Zelaya shouldn’t have just been removed from office, he should have been imprisoned.
Yet, the U.S. has condemned Honduras, rescinded aid to the country and cut off an unspecified number of visas sought by Hondurans desiring to visit the United States – an unfortunate consequence of a President and Secretary of State completely out of their depth.
The Hondurans can be forgiven if they’re just a little bit protective of their Constitution. At the time Honduras adopted its current constitution in 1982, it had already gone through 15 constitutions since gaining independence from Spain – a new one, on average, every 10 years.
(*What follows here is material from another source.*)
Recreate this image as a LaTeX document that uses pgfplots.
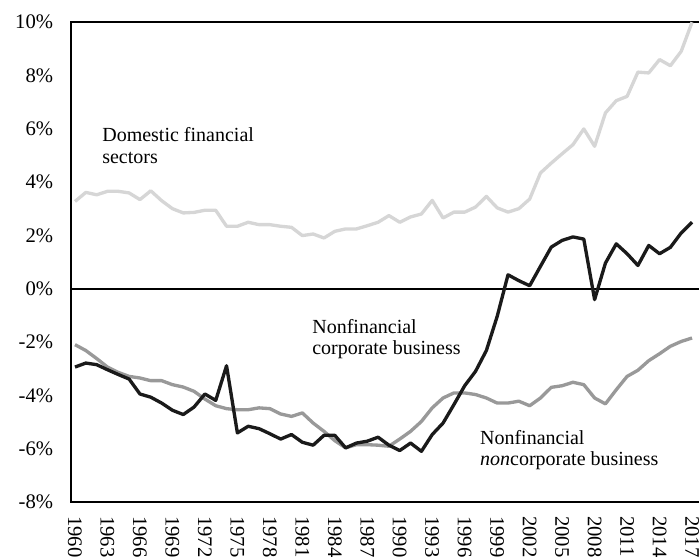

Previous constitutions proved ineffective in restraining executive power and led to a succession of authoritarian military regimes. This is why the current constitution requires the removal of any president who proposes extending his term.
One can’t argue with the results. President Zelaya’s election marked the seventh consecutive democratic election in Honduras, the most in its history. By removing him, Honduras was simply acting to prevent that streak from ending.
By denouncing rather than praising Honduras’ defense of its democracy, and by cutting off all aid to the Honduran government, the Obama Administration has sent the wrong message to Hondurans who have paid an enormous price for it.
It sent the wrong message to Hugo Chavez and other regional despots who now must question America’s commitment to defending democracy.
And it sent the wrong message to Americans concerned about Obama’s commitment to democratic values in the wake of “Fishygate” and the intimidation of critics of the President at town hall meetings by his union supporters.
If Barack Obama continues to put his ideology before freedom, he may fall to a kind of coup himself – something the rest of us like to call “elections.”